Binds to cytotoxic T-lymphocyte–associated antigen 4 (CTLA-4). CTLA-4 is a negative regulator of T-cell activation; binding results in augmented T-cell activation and proliferation. Therapeutic Effects: ↓ spread of melanoma.
Adverse Reactions/Side Effects
CNS: fatigue. EENT: immune-mediated ocular disease. GI: IMMUNE-MEDIATED COLITIS, IMMUNE-MEDIATED HEPATITIS, colitis, diarrhea. Derm: IMMUNE-MEDIATED DERMATITIS, INCLUDING TOXIC EPIDERMAL NECROLYSIS, pruritus, rash. Endo: IMMUNE-MEDIATED ENDROCRINOPATHIES, INCLUDING HYPOPITUITARISM, HYPOTHYROIDISM, HYPERTHYROIDISM, ADRENAL INSUFFICIENCY, CUSHING's SYNDROME, AND HYPOGONADISM. Neuro: IMMUNE-MEDIATED NEUROPATHY.

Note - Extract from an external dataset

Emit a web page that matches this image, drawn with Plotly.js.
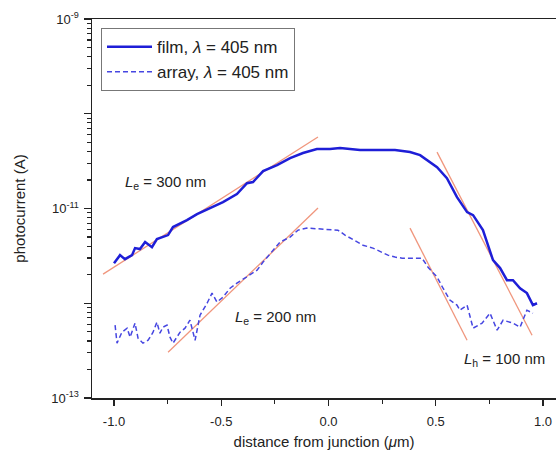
<!DOCTYPE html>
<html>
<head>
<meta charset="utf-8">
<script src="https://cdn.plot.ly/plotly-3.0.1.min.js"></script>
<style>html,body{margin:0;padding:0;background:#fff;}#chart{width:556px;height:455px;}</style>
</head>
<body>
<div id="chart"></div>
<script>
// distance from junction (µm) and photocurrent (A)
const filmX = [-1.000,-0.972,-0.949,-0.916,-0.902,-0.879,-0.855,-0.823,-0.800,-0.772,-0.748,-0.725,-0.660,-0.613,-0.552,-0.492,-0.427,-0.380,-0.352,-0.305,-0.240,-0.179,-0.119,-0.054,0.007,0.054,0.147,0.240,0.310,0.380,0.427,0.506,0.552,0.599,0.646,0.674,0.720,0.767,0.800,0.832,0.860,0.893,0.925,0.953,0.972];
const filmY = [2.65e-12,3.22e-12,2.92e-12,3.22e-12,3.82e-12,3.73e-12,4.42e-12,3.91e-12,4.75e-12,4.99e-12,5.24e-12,6.37e-12,7.54e-12,8.73e-12,1.01e-11,1.17e-11,1.42e-11,1.85e-11,1.90e-11,2.48e-11,2.87e-11,3.40e-11,3.85e-11,4.24e-11,4.24e-11,4.35e-11,4.14e-11,4.14e-11,4.14e-11,3.94e-11,3.66e-11,2.73e-11,2.09e-11,1.32e-11,9.16e-12,8.51e-12,5.91e-12,2.85e-12,2.35e-12,1.75e-12,1.75e-12,1.44e-12,1.28e-12,9.55e-13,1.00e-12];

const arrayX = [-0.995,-0.986,-0.963,-0.939,-0.925,-0.902,-0.888,-0.865,-0.841,-0.818,-0.800,-0.786,-0.772,-0.753,-0.739,-0.725,-0.692,-0.669,-0.646,-0.622,-0.599,-0.566,-0.543,-0.520,-0.492,-0.459,-0.427,-0.380,-0.333,-0.305,-0.226,-0.179,-0.142,-0.100,-0.026,0.044,0.077,0.161,0.207,0.277,0.310,0.343,0.394,0.436,0.464,0.506,0.534,0.566,0.599,0.613,0.646,0.674,0.716,0.753,0.786,0.814,0.860,0.893,0.925,0.953];
const arrayY = [5.87e-13,3.79e-13,4.95e-13,5.46e-13,4.39e-13,6.17e-13,4.28e-13,3.79e-13,4.07e-13,4.95e-13,6.31e-13,4.83e-13,5.58e-13,5.87e-13,4.39e-13,3.79e-13,4.95e-13,5.46e-13,6.62e-13,4.07e-13,7.48e-13,1.00e-12,1.28e-12,1.03e-12,1.16e-12,1.44e-12,1.63e-12,1.89e-12,2.23e-12,2.72e-12,4.42e-12,4.99e-12,5.91e-12,6.21e-12,6.05e-12,5.91e-12,5.24e-12,4.10e-12,3.82e-12,3.22e-12,3.07e-12,2.99e-12,2.99e-12,2.99e-12,2.40e-12,1.89e-12,1.44e-12,1.08e-12,9.55e-13,8.45e-13,9.55e-13,5.46e-13,6.17e-13,7.85e-13,5.20e-13,6.62e-13,6.17e-13,5.58e-13,8.45e-13,7.85e-13];

// exponential fit lines (end points)
const fitFilmLeftX = [-1.051, -0.049];
const fitFilmLeftY = [2.03e-12, 5.68e-11];
const fitArrayLeftX = [-0.748, -0.049];
const fitArrayLeftY = [3.04e-13, 1.01e-11];
const fitFilmRightX = [0.506, 0.949];
const fitFilmRightY = [3.94e-11, 4.60e-13];
const fitArrayRightX = [0.380, 0.646];
const fitArrayRightY = [6.21e-12, 4.07e-13];

const xTickVals = [-1.0, -0.5, 0.0, 0.5, 1.0];
const xTickText = ['-1.0', '-0.5', '0.0', '0.5', '1.0'];
const yTickVals = [1e-13, 1e-12, 1e-11, 1e-10, 1e-9];
const yTickText = ['10<sup>-13</sup>', '', '10<sup>-11</sup>', '', '10<sup>-9</sup>'];

const legendNames = ['film, <i>λ</i> = 405 nm', 'array, <i>λ</i> = 405 nm'];

const FONT = 'Liberation Sans, Arial, sans-serif';
const fitColor = 'rgb(240,150,125)';

const yMinor = [];
for (let e = -13; e < -9; e++) {
  for (let m = 2; m <= 9; m++) yMinor.push(m * Math.pow(10, e));
}

const traces = [
  {x: fitFilmLeftX, y: fitFilmLeftY, mode: 'lines', line: {color: fitColor, width: 1.3}, showlegend: false, hoverinfo: 'skip'},
  {x: fitArrayLeftX, y: fitArrayLeftY, mode: 'lines', line: {color: fitColor, width: 1.3}, showlegend: false, hoverinfo: 'skip'},
  {x: fitFilmRightX, y: fitFilmRightY, mode: 'lines', line: {color: fitColor, width: 1.3}, showlegend: false, hoverinfo: 'skip'},
  {x: fitArrayRightX, y: fitArrayRightY, mode: 'lines', line: {color: fitColor, width: 1.3}, showlegend: false, hoverinfo: 'skip'},
  {x: filmX, y: filmY, name: legendNames[0], mode: 'lines', line: {color: 'rgb(30,30,215)', width: 2.5}},
  {x: arrayX, y: arrayY, name: legendNames[1], mode: 'lines', line: {color: 'rgb(70,70,225)', width: 1.5, dash: '5px,3px'}}
];

const layout = {
  width: 556, height: 455,
  margin: {l: 92, r: 0, t: 19, b: 57},
  paper_bgcolor: '#fff', plot_bgcolor: '#fff',
  font: {family: FONT, color: '#222', size: 12},
  showlegend: true,
  legend: {
    x: 0.0194, y: 0.976, xanchor: 'left', yanchor: 'top',
    bordercolor: '#777', borderwidth: 1, bgcolor: '#fff',
    font: {family: FONT, size: 17, color: '#222'},
    itemwidth: 45
  },
  xaxis: {
    range: [-1.1026, 1.0606],
    showgrid: false, zeroline: false,
    showline: true, linecolor: '#222', linewidth: 1.5, mirror: true,
    ticks: 'outside', ticklen: 6, tickwidth: 1.3, tickcolor: '#222',
    tickmode: 'array', tickvals: xTickVals, ticktext: xTickText,
    tickfont: {family: FONT, size: 13, color: '#222'},
    ticklabelstandoff: 5,
    minor: {tickvals: [-0.75, -0.25, 0.25, 0.75], ticks: 'outside', ticklen: 4, tickwidth: 1.2, tickcolor: '#222'},
    title: {text: 'distance from junction (<i>μ</i>m)', font: {family: FONT, size: 15, color: '#222'}, standoff: 8}
  },
  yaxis: {
    type: 'log', range: [-13, -9],
    showgrid: false, zeroline: false,
    showline: true, linecolor: '#222', linewidth: 1.5,
    ticks: 'outside', ticklen: 7, tickwidth: 1.3, tickcolor: '#222',
    tickmode: 'array', tickvals: yTickVals, ticktext: yTickText,
    tickfont: {family: FONT, size: 13, color: '#222'},
    ticklabelstandoff: 2,
    minor: {tickvals: yMinor, ticks: 'outside', ticklen: 4, tickwidth: 1.1, tickcolor: '#222'},
    title: {text: 'photocurrent (A)', font: {family: FONT, size: 15, color: '#222'}, standoff: 22}
  },
  annotations: [
    {x: -0.958, y: -10.721, xref: 'x', yref: 'y', xanchor: 'left', yanchor: 'middle', showarrow: false,
     text: '<i>L</i><sub>e</sub> = 300 nm', font: {family: FONT, size: 15, color: '#222'}},
    {x: -0.445, y: -12.147, xref: 'x', yref: 'y', xanchor: 'left', yanchor: 'middle', showarrow: false,
     text: '<i>L</i><sub>e</sub> = 200 nm', font: {family: FONT, size: 15, color: '#222'}},
    {x: 0.622, y: -12.590, xref: 'x', yref: 'y', xanchor: 'left', yanchor: 'middle', showarrow: false,
     text: '<i>L</i><sub>h</sub> = 100 nm', font: {family: FONT, size: 15, color: '#222'}}
  ]
};

Plotly.newPlot('chart', traces, layout, {displayModeBar: false, staticPlot: true});
</script>
</body>
</html>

PHYSICAL THERAPY IMPLICATIONS
Examination and Evaluation
For patients who are medically able to begin exercise, implement appropriate resistive exercises and aerobic training to maintain muscle strength and aerobic capacity during cancer chemotherapy or to help restore function after chemotherapy.
Because of numerous immune-mediated problems, use caution during aerobic exercise and endurance conditioning because of potential pulmonary toxicity. Terminate exercise if patient exhibits untoward symptoms (chest pain, shortness of breath, unusual fatigue) or displays other criteria for exercise termination (See Appendix L).
Absorption: IV administration results in complete bioavailability.
Distribution: Crosses the placenta
Metabolism and Excretion: Unknown
Contraindicated in: Lactation: Avoid breast-feeding.